### Collected material

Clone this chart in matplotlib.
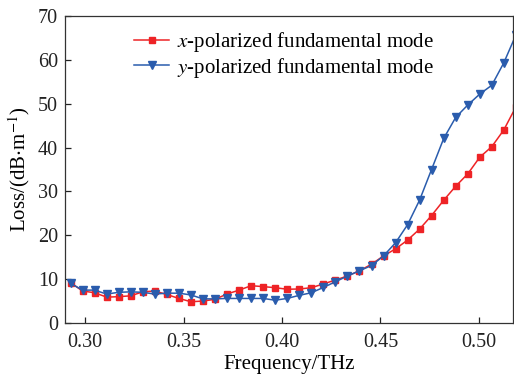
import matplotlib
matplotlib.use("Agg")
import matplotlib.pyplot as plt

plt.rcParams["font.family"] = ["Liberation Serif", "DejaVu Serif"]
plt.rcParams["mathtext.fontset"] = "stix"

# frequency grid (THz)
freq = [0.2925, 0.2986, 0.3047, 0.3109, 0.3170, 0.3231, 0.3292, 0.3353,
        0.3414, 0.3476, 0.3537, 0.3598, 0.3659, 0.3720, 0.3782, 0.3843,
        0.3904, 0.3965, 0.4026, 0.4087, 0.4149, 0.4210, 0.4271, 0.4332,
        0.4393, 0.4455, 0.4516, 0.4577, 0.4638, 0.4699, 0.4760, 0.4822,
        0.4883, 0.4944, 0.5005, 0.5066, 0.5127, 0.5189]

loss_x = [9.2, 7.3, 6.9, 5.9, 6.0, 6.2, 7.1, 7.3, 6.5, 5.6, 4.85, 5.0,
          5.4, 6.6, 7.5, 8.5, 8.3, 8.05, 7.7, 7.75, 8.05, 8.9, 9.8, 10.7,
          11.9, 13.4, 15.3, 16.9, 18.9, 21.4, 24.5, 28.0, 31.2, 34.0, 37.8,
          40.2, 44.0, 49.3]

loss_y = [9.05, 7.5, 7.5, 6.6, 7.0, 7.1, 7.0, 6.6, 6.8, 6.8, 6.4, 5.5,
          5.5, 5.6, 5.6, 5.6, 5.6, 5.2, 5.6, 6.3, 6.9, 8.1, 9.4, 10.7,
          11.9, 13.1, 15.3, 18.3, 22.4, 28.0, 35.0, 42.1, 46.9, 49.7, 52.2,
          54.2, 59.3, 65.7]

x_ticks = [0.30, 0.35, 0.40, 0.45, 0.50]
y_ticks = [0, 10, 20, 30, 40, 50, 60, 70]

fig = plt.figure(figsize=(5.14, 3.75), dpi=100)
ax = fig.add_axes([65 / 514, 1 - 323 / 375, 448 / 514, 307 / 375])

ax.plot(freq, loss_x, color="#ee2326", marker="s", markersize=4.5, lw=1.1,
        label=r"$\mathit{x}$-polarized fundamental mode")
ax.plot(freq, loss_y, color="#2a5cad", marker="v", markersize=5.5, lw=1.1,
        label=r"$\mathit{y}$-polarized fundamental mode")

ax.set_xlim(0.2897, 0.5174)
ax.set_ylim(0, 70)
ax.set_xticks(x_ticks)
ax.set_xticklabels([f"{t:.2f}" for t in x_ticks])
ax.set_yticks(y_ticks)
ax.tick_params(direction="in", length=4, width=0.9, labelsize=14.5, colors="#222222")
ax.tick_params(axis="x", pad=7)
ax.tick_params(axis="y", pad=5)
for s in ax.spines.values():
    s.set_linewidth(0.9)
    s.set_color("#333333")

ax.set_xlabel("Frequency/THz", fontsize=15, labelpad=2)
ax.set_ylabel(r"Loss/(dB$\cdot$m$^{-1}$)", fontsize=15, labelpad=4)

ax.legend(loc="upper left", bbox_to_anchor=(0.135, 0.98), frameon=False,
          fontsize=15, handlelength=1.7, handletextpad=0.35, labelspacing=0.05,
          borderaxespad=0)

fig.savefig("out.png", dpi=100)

### What this task involves
Pictures are excluded: retype only the lines from the beginning of the listing above through the line with "borderaxespad=0)", both included.

### The completed task
Clone this chart in matplotlib.
import matplotlib
matplotlib.use("Agg")
import matplotlib.pyplot as plt

plt.rcParams["font.family"] = ["Liberation Serif", "DejaVu Serif"]
plt.rcParams["mathtext.fontset"] = "stix"

# frequency grid (THz)
freq = [0.2925, 0.2986, 0.3047, 0.3109, 0.3170, 0.3231, 0.3292, 0.3353,
        0.3414, 0.3476, 0.3537, 0.3598, 0.3659, 0.3720, 0.3782, 0.3843,
        0.3904, 0.3965, 0.4026, 0.4087, 0.4149, 0.4210, 0.4271, 0.4332,
        0.4393, 0.4455, 0.4516, 0.4577, 0.4638, 0.4699, 0.4760, 0.4822,
        0.4883, 0.4944, 0.5005, 0.5066, 0.5127, 0.5189]

loss_x = [9.2, 7.3, 6.9, 5.9, 6.0, 6.2, 7.1, 7.3, 6.5, 5.6, 4.85, 5.0,
          5.4, 6.6, 7.5, 8.5, 8.3, 8.05, 7.7, 7.75, 8.05, 8.9, 9.8, 10.7,
          11.9, 13.4, 15.3, 16.9, 18.9, 21.4, 24.5, 28.0, 31.2, 34.0, 37.8,
          40.2, 44.0, 49.3]

loss_y = [9.05, 7.5, 7.5, 6.6, 7.0, 7.1, 7.0, 6.6, 6.8, 6.8, 6.4, 5.5,
          5.5, 5.6, 5.6, 5.6, 5.6, 5.2, 5.6, 6.3, 6.9, 8.1, 9.4, 10.7,
          11.9, 13.1, 15.3, 18.3, 22.4, 28.0, 35.0, 42.1, 46.9, 49.7, 52.2,
          54.2, 59.3, 65.7]

x_ticks = [0.30, 0.35, 0.40, 0.45, 0.50]
y_ticks = [0, 10, 20, 30, 40, 50, 60, 70]

fig = plt.figure(figsize=(5.14, 3.75), dpi=100)
ax = fig.add_axes([65 / 514, 1 - 323 / 375, 448 / 514, 307 / 375])

ax.plot(freq, loss_x, color="#ee2326", marker="s", markersize=4.5, lw=1.1,
        label=r"$\mathit{x}$-polarized fundamental mode")
ax.plot(freq, loss_y, color="#2a5cad", marker="v", markersize=5.5, lw=1.1,
        label=r"$\mathit{y}$-polarized fundamental mode")

ax.set_xlim(0.2897, 0.5174)
ax.set_ylim(0, 70)
ax.set_xticks(x_ticks)
ax.set_xticklabels([f"{t:.2f}" for t in x_ticks])
ax.set_yticks(y_ticks)
ax.tick_params(direction="in", length=4, width=0.9, labelsize=14.5, colors="#222222")
ax.tick_params(axis="x", pad=7)
ax.tick_params(axis="y", pad=5)
for s in ax.spines.values():
    s.set_linewidth(0.9)
    s.set_color("#333333")

ax.set_xlabel("Frequency/THz", fontsize=15, labelpad=2)
ax.set_ylabel(r"Loss/(dB$\cdot$m$^{-1}$)", fontsize=15, labelpad=4)

ax.legend(loc="upper left", bbox_to_anchor=(0.135, 0.98), frameon=False,
          fontsize=15, handlelength=1.7, handletextpad=0.35, labelspacing=0.05,
          borderaxespad=0)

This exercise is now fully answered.